Currently, sustained release systems are widely applied in various therapies, including surgical transplant, tissue regeneration or wound wrap therapies. Generally, drugs or bioactive substances are delivered to specific sites to cure various diseases using the sustained release systems. Specifically, the sustained release systems may deliver antibiotics to a specific site to prevent other sites from infection or combine with tissue regeneration engineering to provide essential growth factors.
Thus, development of safe sustained release systems with improved functions is desirable. For example, a sustained release system may be capable of generating high drug activity with minimal side effect. Biodegradable materials have been widely applied in sustained release systems because of their stable release rates and lack of toxicity. Common drugs used in sustained release systems include small molecules, peptides or proteins.

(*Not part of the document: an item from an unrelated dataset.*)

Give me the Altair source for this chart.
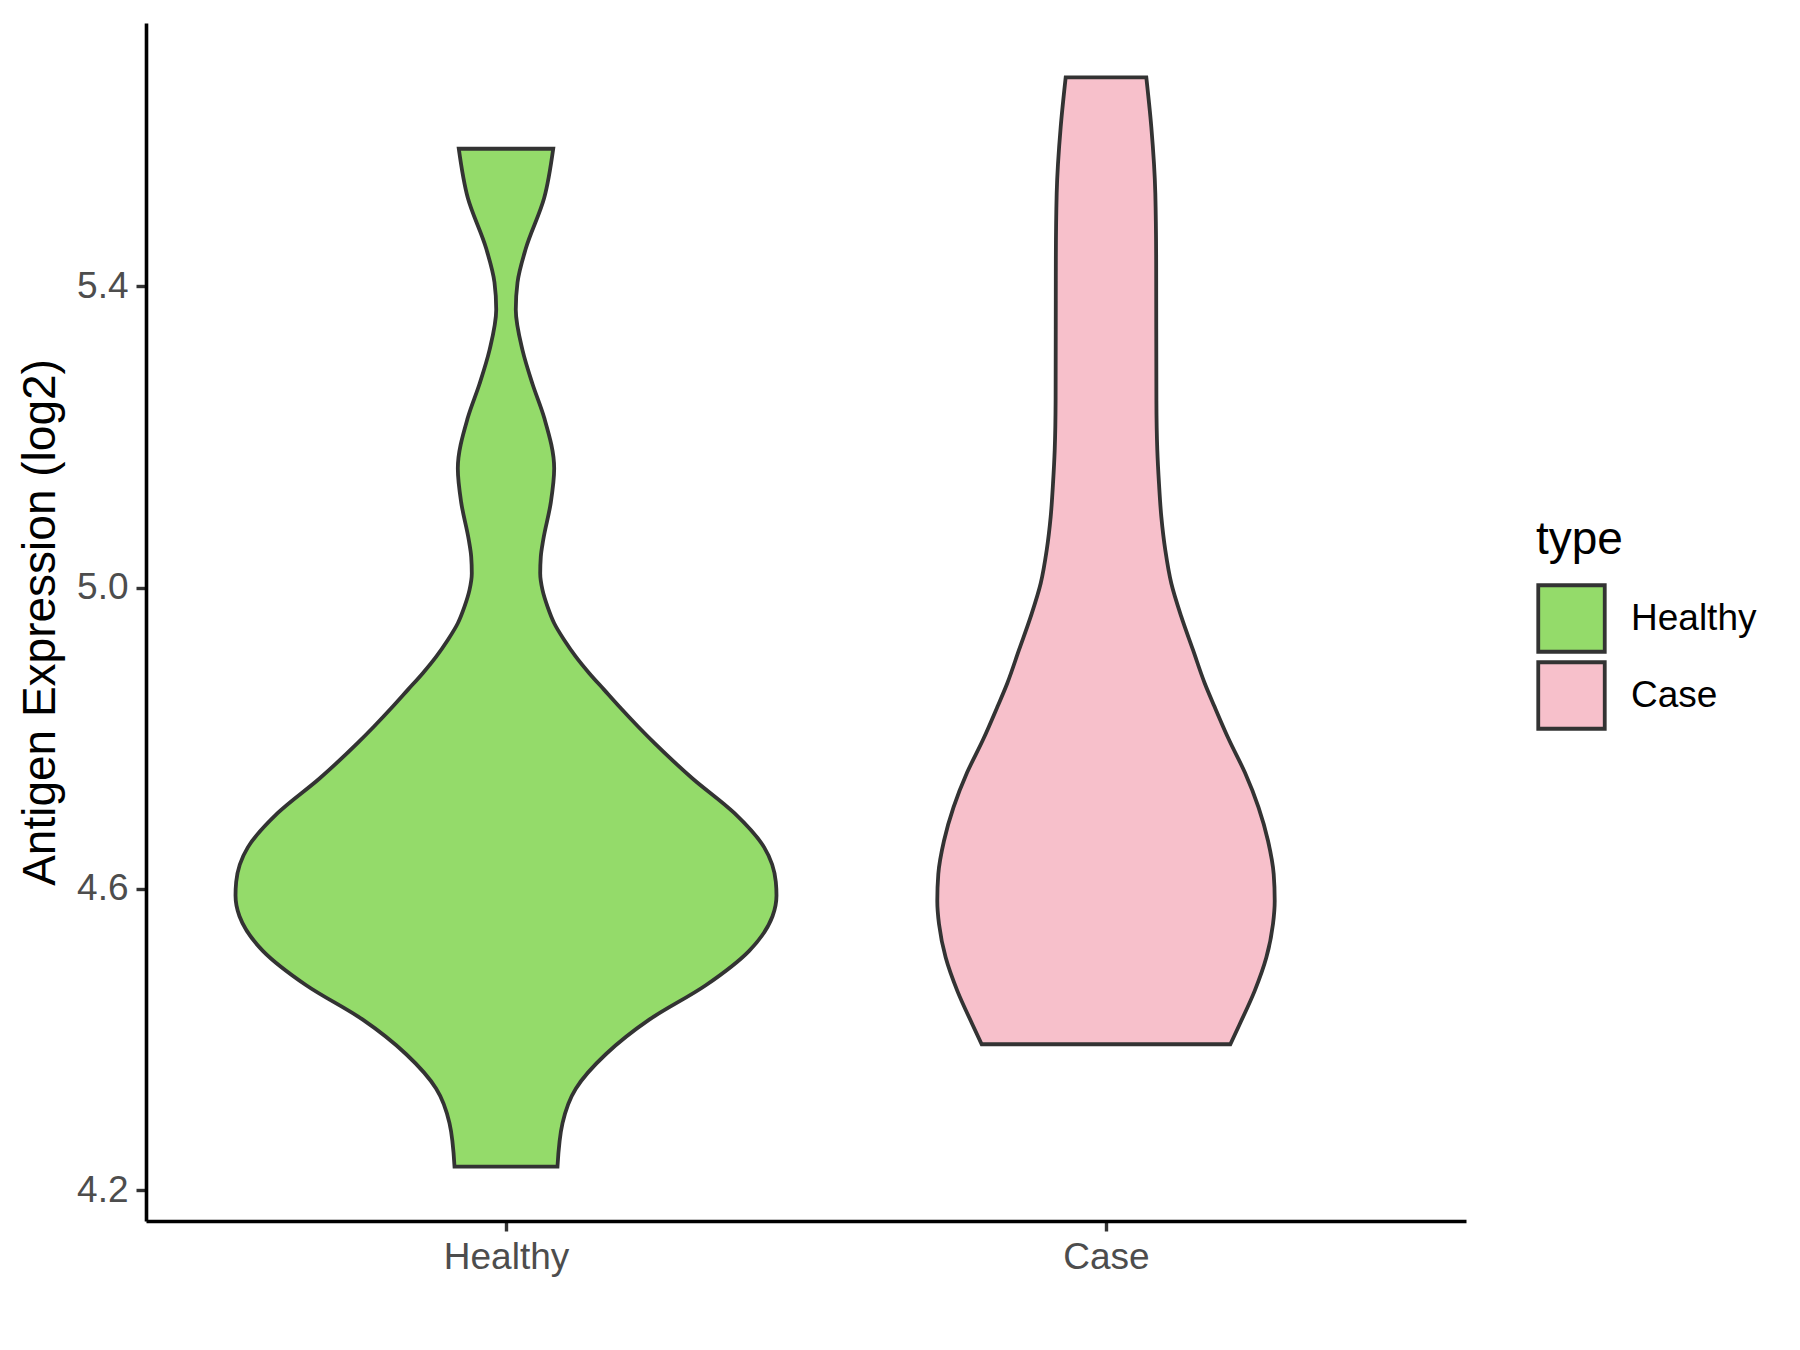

Common biodegradable materials are aliphatic polyesters include polylactic acid (PLA), polyglycolic acid (PGA), polylactic-co-glycolic acid (PLGA), polyanhydride or polycaprolactone (PCL). Such biodegradable materials can be shaped into various shapes. Specifically, for example, sponge, strip, fiber, colloid or microparticle (micrograin) shapes. As those skilled in the art know, the shape of a biodegradable material affects the physical properties of carried drugs when applied by an intramuscular injection or a subcutaneous injection. Biodegradable materials with microparticle shapes are popularly used because of their characteristics include: small size of about 0.1 to 500 μm, controlled release rate and their facilitation to inject directly to an organism. Thus, development of microparticle with small size and high entrapment efficiency is desirable.
Currently, processes for forming microparticles comprise emulsion solvent evaporation, phase separation, spray-drying, solvent extraction, atomization-freeze, salting out or nano-precipitation processes. For emulsion solvent evaporation, a hydrophobic polymer is dissolved in an organic solvent includes dichloromethane, chloroform or ethyl acetate, to form a polymer solution. A hydrophobic drug is then dissolved and suspended in the polymer solution. Second, the polymer solution is added to an aqueous solution containing a hydrophilic surfactant. After removal of solvent, a micrograined sustained release system is obtained. Even though the method of emulsion solvent evaporation is suitable for the use of hydrophobic drugs, it can not be applied to hydrophilic drugs.
The double emulsion method of water-in-oil-in-water (w/o/w) is suitable for the use of hydrophilic drugs. A biodegradable material and a hydrophobic surfactant are dissolved in an organic solvent to prepare a polymer solution. A hydrophilic drug solution is then emulsified with the polymer solution to form a w/o emulsion. The w/o emulsion is emulsified with an aqueous solution contains a hydrophilic surfactant to form a w/o/w double emulsion system. After removal of solvent, a micrograined sustained release system encapsulating hydrophilic drugs is obtained.
Additionally, a solid-in-oil-in-water (s/o/w) emulsion method has also been developed. A protein drug is lyophilized to form a solid. The solid protein drug is then encapsulated by the s/o/w phase. However, the activity of the protein drug will be decreased during the process of lyophilization because it is exposed in an organic solvent and has no protection. Also, the solid protein drug often does not uniformly disperse in the organic solvent with the s/o/w emulsion.
Thus, development of a preparation method or composition capable of protecting and effectively carrying a sensitive drug is desirable, particularly for susceptible hydrophilic drugs. The susceptible hydrophilic drugs include peptides, proteins or nucleic acid. However, when some biodegradable materials are hydrolyzed in an organism, its microenvironment pH value may be reduced, deteriorating cell growth. Thus, development of a sustained release system capable of protecting a drug, sustained release and effectively carrying drugs is essential.
Calcium phosphate ceramics such as hydroxyapatite and β-tricalcium phosphate (β-TCP) are used as bone substitute materials in the repair of bone defects. In particular, β-TCP is widely used in clinical orthopedic surgery due to its high osteoconductivity, easy manipulation, and a lack of histotoxicity. U.S. 6344209 disclosed a solid composition comprising a medicinal substance and an apatite-coated biodegradable polymer. It also disclosed a method for producing this solid composition by subjecting a substrate comprising a medicinal substance and a biodegradable polymer to immersion in an aqueous ion solution which is capable of forming an apatite. U.S. Patent Application 20090087472 relates to controlled release of biopharmaceutical growth factors from a hydroxyapatite coating on a bioresorbable substate used in orthopedic implant.